Zambon ha sottolineato come la Francia stia già includendo queste varietà nelle sue denominazioni più prestigiose, come Champagne e Bordeaux, mentre in Italia le normative attuali ne impediscono l’integrazione nelle DOC.
Vincenzo Betalli, rappresentante di CIVIT – Consorzio Innovazione Vite, ha evidenziato i principali ostacoli normativi in Italia. L’iscrizione di nuove varietà al Registro Nazionale delle Varietà di Vite richiede il superamento di complessi test DUS (Distinzione, Uniformità e Stabilità), con iter burocratici che possono durare fino a sei anni. Inoltre, le autorizzazioni per la coltivazione sono delegate alle regioni, aumentando ulteriormente i tempi di attesa.

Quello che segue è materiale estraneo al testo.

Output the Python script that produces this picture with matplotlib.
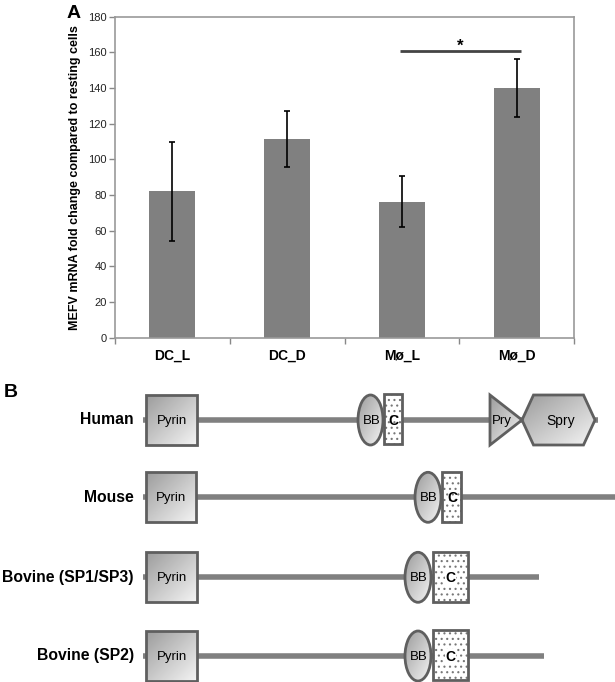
import numpy as np
import matplotlib
matplotlib.use("Agg")
import matplotlib.pyplot as plt
from matplotlib.patches import Rectangle, Ellipse, Polygon
from matplotlib.colors import LinearSegmentedColormap

plt.rcParams['font.family'] = ['Liberation Sans', 'DejaVu Sans']
plt.rcParams['hatch.linewidth'] = 0.8

# ---------------- Panel A data ----------------
categories = ['DC_L', 'DC_D', 'Mø_L', 'Mø_D']
fold_change = [82.0, 111.5, 76.3, 140.0]
fold_err = [27.6, 15.8, 14.4, 16.0]
y_ticks = [0, 20, 40, 60, 80, 100, 120, 140, 160, 180]
sig_pair = (2, 3)
sig_level = 161.0
sig_label = '*'

# ---------------- Panel B data (sequence positions, arbitrary units) ----------------
species = ['Human', 'Mouse', 'Bovine (SP1/SP3)', 'Bovine (SP2)']
seq_start = [143, 143, 143, 143]
seq_end = [598, 615, 539, 544]
pyrin_dom = [(146, 197), (146, 196), (146, 197), (146, 197)]
bb_dom = [(358, 383), (415, 441), (405, 431), (405, 431)]
c_dom = [(384, 402), (442, 461), (432.5, 467.5), (432.5, 467.5)]
pry_dom = [(490, 522), None, None, None]
spry_dom = [(522, 595), None, None, None]

W, H = 615, 682
fig = plt.figure(figsize=(W / 100, H / 100), dpi=100)

# ---------------- Panel A ----------------
axA = fig.add_axes([115 / W, 1 - 337.7 / H, 459.3 / W, 321 / H])
x = np.arange(len(categories)) + 0.5
axA.bar(x, fold_change, width=0.4, color='#808080', zorder=2)
axA.errorbar(x, fold_change, yerr=fold_err, fmt='none', ecolor='black',
             elinewidth=1.2, capsize=2.2, capthick=1.2, zorder=3)
axA.set_xlim(0, len(categories))
axA.set_ylim(0, 180)
axA.set_yticks(y_ticks)
axA.set_yticklabels([str(v) for v in y_ticks], fontsize=8, color='#222222')
axA.set_xticks(np.arange(len(categories) + 1))
axA.set_xticklabels([])
axA.set_xticks(x, minor=True)
axA.set_xticklabels(categories, minor=True, fontsize=10, fontweight='bold')
axA.tick_params(axis='x', which='minor', length=0, pad=8)
axA.tick_params(axis='x', which='major', length=4, width=1, color='#888888', direction='out')
axA.tick_params(axis='y', length=4, width=1, color='#888888', direction='out', pad=2)
for s in axA.spines.values():
    s.set_color('#999999')
    s.set_linewidth(1.2)
axA.set_ylabel('MEFV mRNA fold change compared to resting cells', fontsize=9,
               fontweight='bold', labelpad=5)
x0, x1 = x[sig_pair[0]] - 0.02, x[sig_pair[1]] + 0.04
axA.plot([x0, x1], [sig_level, sig_level], color='#444444', lw=2, solid_capstyle='butt')
axA.text((x0 + x1) / 2, sig_level + 2.2, sig_label, ha='center', va='center',
         fontsize=12, fontweight='bold')
fig.text(67 / W, 1 - 13 / H, 'A', fontsize=14, fontweight='bold', va='center', ha='left')

# ---------------- Panel B ----------------
axB = fig.add_axes([0, 0, 1, 322 / H])
axB.set_xlim(0, W)
axB.set_ylim(H, 360)
axB.axis('off')

grad_cmap = LinearSegmentedColormap.from_list('g', ['#9c9c9c', '#f4f4f4'])
gx, gy = np.meshgrid(np.linspace(0, 1, 64), np.linspace(0, 1, 64))
grad = (gx + gy) / 2.0
edge = '#5f5f5f'
elw = 2.0


def grad_patch(patch, extent):
    axB.add_patch(patch)
    im = axB.imshow(grad, cmap=grad_cmap, extent=extent, origin='upper',
                    aspect='auto', zorder=patch.get_zorder() - 0.1, interpolation='bilinear')
    im.set_clip_path(patch)
    patch.set_facecolor('none')


row_y = [420, 497.3, 577.3, 656]
dh = 50
for i, name in enumerate(species):
    yc = row_y[i]
    axB.plot([seq_start[i], seq_end[i]], [yc, yc], color='#808080', lw=4.0,
             solid_capstyle='butt', zorder=1)
    axB.text(seq_start[i] - 9, yc, name, ha='right', va='center', fontsize=11.3,
             fontweight='bold')
    # Pyrin
    a, b = pyrin_dom[i]
    r = Rectangle((a, yc - dh / 2), b - a, dh, edgecolor=edge, lw=elw, zorder=3)
    grad_patch(r, (a, b, yc + dh / 2, yc - dh / 2))
    axB.text((a + b) / 2, yc + 1, 'Pyrin', ha='center', va='center', fontsize=9.5, zorder=5)
    # C (stippled)
    a, b = c_dom[i]
    axB.add_patch(Rectangle((a, yc - dh / 2 - 0.7), b - a, dh, facecolor='white',
                            edgecolor='#777777', lw=0, hatch='...', zorder=3))
    axB.add_patch(Rectangle((a, yc - dh / 2 - 0.7), b - a, dh, facecolor='none',
                            edgecolor=edge, lw=elw, zorder=3.5))
    axB.text((a + b) / 2 + 0.5, yc + 1, 'C', ha='center', va='center', fontsize=10,
             fontweight='bold', zorder=5,
             bbox=dict(boxstyle='square,pad=0.05', fc='white', ec='none') if (b - a) > 25 else None)
    # BB ellipse
    a, b = bb_dom[i]
    e = Ellipse(((a + b) / 2, yc), b - a, dh, edgecolor=edge, lw=elw, zorder=4)
    grad_patch(e, (a, b, yc + dh / 2, yc - dh / 2))
    axB.text((a + b) / 2 + 1, yc + 1, 'BB', ha='center', va='center', fontsize=9.5, zorder=5)
    # Pry triangle
    if pry_dom[i] is not None:
        a, b = pry_dom[i]
        t = Polygon([(a, yc - dh / 2), (b, yc), (a, yc + dh / 2)], closed=True,
                    edgecolor=edge, lw=elw, zorder=3)
        grad_patch(t, (a, b, yc + dh / 2, yc - dh / 2))
        axB.text(a + 1.5, yc + 1, 'Pry', ha='left', va='center', fontsize=9.5, zorder=5)
    # Spry hexagon
    if spry_dom[i] is not None:
        a, b = spry_dom[i]
        ins = 11.5
        hpts = [(a, yc), (a + ins, yc - dh / 2), (b - ins, yc - dh / 2), (b, yc),
                (b - ins, yc + dh / 2), (a + ins, yc + dh / 2)]
        hx = Polygon(hpts, closed=True, edgecolor=edge, lw=elw, zorder=3)
        grad_patch(hx, (a, b, yc + dh / 2, yc - dh / 2))
        axB.text((a + b) / 2 + 2, yc + 1, 'Spry', ha='center', va='center', fontsize=10, zorder=5)

axB.text(10.6, 393, 'B', fontsize=14, fontweight='bold', ha='center', va='center')

fig.savefig('out.png', dpi=100)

A confronto, Paesi come la Francia vantano procedure più snelle, che consentono di coltivare e commercializzare le varietà resistenti con maggiore rapidità, rafforzando la loro competitività sul mercato internazionale.
Riccardo Velasco, vicepresidente di PIWI Italia e direttore di CREA-VE Conegliano, ha presentato le ultime innovazioni nel campo della genetica e della metabolomica. Queste tecnologie permettono di analizzare i profili metabolici delle uve, garantendo che le varietà resistenti mantengano le caratteristiche qualitative delle denominazioni tradizionali.
Un esempio concreto è rappresentato dal Consorzio di Tutela del Prosecco DOC, che ha iniziato a investire nei vitigni resistenti. Durante il Vinitaly 2023, sono state presentate le prime bottiglie prodotte con uve Glera resistenti, un passo significativo verso un futuro più sostenibile per il settore.
Il convegno ha ribadito l’importanza dei vitigni resistenti per garantire una viticoltura sostenibile e competitiva. Tuttavia, il successo di questa transizione dipenderà dalla capacità dell’Italia di adeguare le sue normative, eliminando barriere obsolete che penalizzano il settore.
Grazie al contributo della ricerca scientifica e alla crescente attenzione del mercato verso pratiche sostenibili, i Piwi rappresentano una risorsa preziosa per il futuro del vino italiano. Integrarli nelle denominazioni di origine consentirebbe di coniugare tradizione e innovazione, preservando il patrimonio enologico del Paese e rispondendo alle sfide globali legate al cambiamento climatico.